Je ne pense pas qu’il y a un fort sentiment de haine, en tout cas ça n’est pas ce que j’observe. Je dirais plutôt que les Israéliens sont concentrés sur un objectif clair, qui est de détruire le Hamas. Mais on ne voit pas beaucoup de gens animés par un sentiment de vengeance. Cela était vrai dans les jours qui ont suivi le 7 octobre, mais ce n’est plus le cas aujourd’hui.
La réalité, c’est que les Israéliens parlent peu de la question des victimes civiles palestiniennes. Par exemple, ils évitent au maximum de voir les images, même quand elles sont diffusées. Les gens sont conscients de cet enjeu, ils ont de l’empathie, mais ils considèrent que leur propre sécurité est prioritaire, et qu’elle passe par la nécessité de mener une guerre totale contre le Hamas. Il y a bien sûr des minorités qui vont défendre des opinions extrêmes et ne vont faire preuve d’aucune empathie, et d’autres qui vont être très émotionnellement engagées en faveur de ces victimes civiles. Mais dans l’ensemble, la nécessité de la victoire se traduit par une certaine forme… non pas d’indifférence, mais de passivité.
Si Israël venait à bout du Hamas, comment imaginer que la suite soit plus apaisée ?
C’est une question importante et délicate. Ce qui se passera ensuite va dépendre des décisions du gouvernement israélien. Si son objectif est de garantir une frontière sûre sans avoir à occuper Gaza indéfiniment, alors il devra prendre les bonnes décisions. D’abord, convaincre les Gazaouis, et les Palestiniens dans leur ensemble, qu’ils ne peuvent pas être gouvernés par le Hamas, que c’est dans leur intérêt, tant sur le plan politique qu’économique, qu’un dirigeant palestinien modéré et non corrompu arrive au pouvoir.
Il faudrait aussi qu’un acteur extérieur, les Américains certainement, disent à Mahmoud Abbas (Président de l’Autorité palestinienne depuis 2005 ; NDLR) qu’il peut rester à la tête de l’Autorité palestinienne, mais qu’il ne peut pas diriger Gaza.

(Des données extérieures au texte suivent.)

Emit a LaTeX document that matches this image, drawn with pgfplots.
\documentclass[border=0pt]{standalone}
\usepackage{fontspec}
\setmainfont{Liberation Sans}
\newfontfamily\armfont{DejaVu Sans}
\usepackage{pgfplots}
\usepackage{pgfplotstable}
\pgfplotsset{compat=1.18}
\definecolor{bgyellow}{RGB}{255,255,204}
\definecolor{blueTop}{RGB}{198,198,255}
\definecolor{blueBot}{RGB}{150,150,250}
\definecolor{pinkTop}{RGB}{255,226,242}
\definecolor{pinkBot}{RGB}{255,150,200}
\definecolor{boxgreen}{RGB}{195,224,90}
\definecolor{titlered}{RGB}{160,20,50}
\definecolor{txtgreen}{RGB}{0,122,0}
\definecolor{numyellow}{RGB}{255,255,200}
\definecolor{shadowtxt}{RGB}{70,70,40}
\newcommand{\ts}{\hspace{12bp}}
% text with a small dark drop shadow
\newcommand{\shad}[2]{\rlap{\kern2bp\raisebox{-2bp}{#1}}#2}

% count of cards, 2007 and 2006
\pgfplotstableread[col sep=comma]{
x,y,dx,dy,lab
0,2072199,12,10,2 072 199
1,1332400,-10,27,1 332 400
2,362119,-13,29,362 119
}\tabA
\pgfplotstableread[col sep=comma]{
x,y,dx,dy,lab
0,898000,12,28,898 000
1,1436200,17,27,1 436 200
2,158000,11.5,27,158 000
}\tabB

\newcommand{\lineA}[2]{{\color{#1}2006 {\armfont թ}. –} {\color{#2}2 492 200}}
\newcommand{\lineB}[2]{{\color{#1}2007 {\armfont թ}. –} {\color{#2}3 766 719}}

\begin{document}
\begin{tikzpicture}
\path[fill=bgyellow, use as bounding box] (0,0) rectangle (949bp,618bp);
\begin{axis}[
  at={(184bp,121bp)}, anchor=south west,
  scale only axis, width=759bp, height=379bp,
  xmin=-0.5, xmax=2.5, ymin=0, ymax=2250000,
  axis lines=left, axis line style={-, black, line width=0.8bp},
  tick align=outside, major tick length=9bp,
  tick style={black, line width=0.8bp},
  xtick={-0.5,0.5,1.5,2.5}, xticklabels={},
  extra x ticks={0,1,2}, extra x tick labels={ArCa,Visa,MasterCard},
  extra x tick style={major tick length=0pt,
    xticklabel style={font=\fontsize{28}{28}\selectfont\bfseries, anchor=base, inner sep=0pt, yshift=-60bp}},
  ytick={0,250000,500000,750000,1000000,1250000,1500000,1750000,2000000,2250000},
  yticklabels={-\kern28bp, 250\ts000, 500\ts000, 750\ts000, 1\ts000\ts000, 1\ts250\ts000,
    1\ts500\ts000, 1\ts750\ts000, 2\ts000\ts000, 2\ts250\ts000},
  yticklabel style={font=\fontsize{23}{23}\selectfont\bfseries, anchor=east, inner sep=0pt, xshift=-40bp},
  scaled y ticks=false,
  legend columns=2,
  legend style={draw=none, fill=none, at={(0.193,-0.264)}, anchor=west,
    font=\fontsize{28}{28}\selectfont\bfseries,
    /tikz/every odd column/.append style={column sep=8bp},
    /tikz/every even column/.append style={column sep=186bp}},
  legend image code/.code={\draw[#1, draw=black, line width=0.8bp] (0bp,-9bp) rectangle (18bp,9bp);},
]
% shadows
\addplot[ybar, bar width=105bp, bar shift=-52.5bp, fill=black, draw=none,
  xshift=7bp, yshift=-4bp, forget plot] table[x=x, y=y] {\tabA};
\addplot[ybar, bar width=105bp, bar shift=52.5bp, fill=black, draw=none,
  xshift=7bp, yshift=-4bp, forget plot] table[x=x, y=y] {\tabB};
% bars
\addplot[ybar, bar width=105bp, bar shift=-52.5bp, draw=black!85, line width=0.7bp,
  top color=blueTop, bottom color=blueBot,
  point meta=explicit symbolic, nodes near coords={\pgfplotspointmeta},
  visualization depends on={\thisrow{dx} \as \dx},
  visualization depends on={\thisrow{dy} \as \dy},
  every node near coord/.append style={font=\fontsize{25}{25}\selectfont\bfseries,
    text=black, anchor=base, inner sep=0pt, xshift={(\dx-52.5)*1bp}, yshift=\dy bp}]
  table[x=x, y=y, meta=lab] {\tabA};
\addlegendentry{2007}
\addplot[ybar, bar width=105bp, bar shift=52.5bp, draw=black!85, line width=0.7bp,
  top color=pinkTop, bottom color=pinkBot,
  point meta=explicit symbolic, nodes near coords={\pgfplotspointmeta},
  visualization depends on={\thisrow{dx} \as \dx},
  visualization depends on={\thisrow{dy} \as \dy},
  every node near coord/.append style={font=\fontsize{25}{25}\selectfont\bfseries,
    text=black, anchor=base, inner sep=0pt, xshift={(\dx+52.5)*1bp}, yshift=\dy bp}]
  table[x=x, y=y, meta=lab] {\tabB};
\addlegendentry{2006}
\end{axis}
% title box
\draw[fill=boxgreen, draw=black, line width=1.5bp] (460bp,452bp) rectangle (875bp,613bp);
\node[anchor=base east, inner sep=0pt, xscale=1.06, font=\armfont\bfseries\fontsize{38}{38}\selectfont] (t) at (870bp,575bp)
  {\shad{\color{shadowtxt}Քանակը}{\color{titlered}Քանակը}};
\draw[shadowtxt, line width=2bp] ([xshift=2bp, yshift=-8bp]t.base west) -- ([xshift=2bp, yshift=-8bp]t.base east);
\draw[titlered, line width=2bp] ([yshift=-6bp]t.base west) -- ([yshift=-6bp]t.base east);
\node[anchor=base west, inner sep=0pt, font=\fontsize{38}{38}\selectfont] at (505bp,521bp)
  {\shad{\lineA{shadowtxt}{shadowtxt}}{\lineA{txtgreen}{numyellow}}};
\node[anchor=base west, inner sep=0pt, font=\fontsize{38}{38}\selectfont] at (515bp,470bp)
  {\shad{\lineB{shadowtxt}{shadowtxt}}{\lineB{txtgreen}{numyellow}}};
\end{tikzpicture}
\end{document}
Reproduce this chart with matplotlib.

Je pense que dans un premier temps, il serait pertinent de faire pour Gaza ce qui est fait avec ce qu’on appelle la zone B en Cisjordanie : c’est-à-dire qu’Israël serait responsable de la sécurité générale, mais l’Autorité palestinienne y conserverait la responsabilité civile.
Les Israéliens accepteraient-ils une solution à deux États ?
La situation actuelle est telle que, pour le moment, les Israéliens ne voient pas de solution à ce conflit. Leur priorité est leur sécurité sur le court terme. Ils sont plus préoccupés par la gestion du conflit que par une réflexion autour d’une potentielle résolution. Dans ce contexte, la majorité des Israéliens ne croient pas en une solution à deux États. Pour eux, « deux États » est synonyme d’insécurité et de terrorisme.
Si vous me posez la question de l’alternative, je crains de ne pas avoir de réponse satisfaisante à vous donner. La réalité est qu’ils n’en ont pas. C’est pourquoi la paix ne sera possible que si la confiance entre Israéliens et Palestiniens est rétablie. Aujourd’hui, un geste aussi anodin que d’aller à la pizzeria avec ses enfants est accompagné de la peur de se faire exploser. Tant que cette peur persistera, l’opinion publique israélienne ne sera pas prête à accueillir un État palestinien à ses frontières.